(Bloomberg) -- The National Automobile Dealers Association predicts the Federal Reserve will hold off on raising interest rates through the summer, giving vehicle sales a boost that can offset slow economic growth in the start of the year.
Weak economic growth in the first quarter indicates that the Fed will maintain rates until September, Steven Szakaly, NADA’s chief economist, said Monday during a conference call. U.S. gross domestic product for the period will probably rise 2.1 percent, he said, which led NADA to reduce its 2015 forecast for GDP growth to 2.9 percent from 3.1 percent. Still, the group maintained its sales forecast for the year, anticipating that interest rates will remain low.
“On the very positive side, we do see a lot of room for the Fed to maneuver,” Szakaly said. Maintaining low rates “is very, very good, of course, for motor-vehicle sales and the rest of the economy,” especially during the peak sales months of the spring and summer.
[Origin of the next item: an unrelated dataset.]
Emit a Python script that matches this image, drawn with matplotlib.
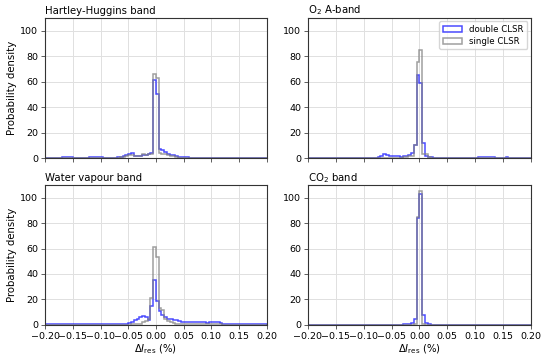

Light-vehicle sales in the U.S., which rose 9.2 percent for the first two months of the year despite the bitter cold, have been boosted by low interest rates that have reduced borrowing costs. Rising consumer confidence, an improving labor market and cheaper gasoline have also contributed to what analysts project will be a sixth straight year of growing auto sales.
Auto sales will probably rise for a record sixth year in a row, Szakaly said, a pattern than will probably continue this month. NADA, which represents about 16,000 new-car dealers, estimated a March seasonally adjusted, annualized sales rate of 16.9 million, in line with the average of 13 analysts’ estimates. A year earlier the selling rate was 16.5 million.
Unit sales of cars and light trucks in March probably slipped 0.8 percent to about 1.52 million vehicles -- the first year-over-year decline in sales since February 2014 -- according to the average estimate from 10 analysts. Although the number of vehicle sales may slip, the selling pace could still accelerate because it’s calculated on the basis of the number of selling days, and this March has one fewer than in 2014. Carmakers will report results Wednesday.
Toyota Motor Corp. may report the biggest year-on-year gain among the top automakers with a 4.4 percent increase, the average estimate of six analysts surveyed by Bloomberg. Nissan Motor Co. may report a 5.2 percent decline and Ford Motor Co.’s light-vehicle deliveries may slide 4.3 percent, according to estimates.
The weak GDP growth indicates that the Federal Reserve will hold off raising rates until September, which will boost auto sales during the summer months, Szakaly said. Small wage increases could pressure vehicle selling, he said, citing a 1.5 percent to 2 percent boost as optimal.
“If that growth doesn’t happen, it does mean certainly some negative outlooks for the end of 2015 and then for the rest of 2016,” Szakaly said.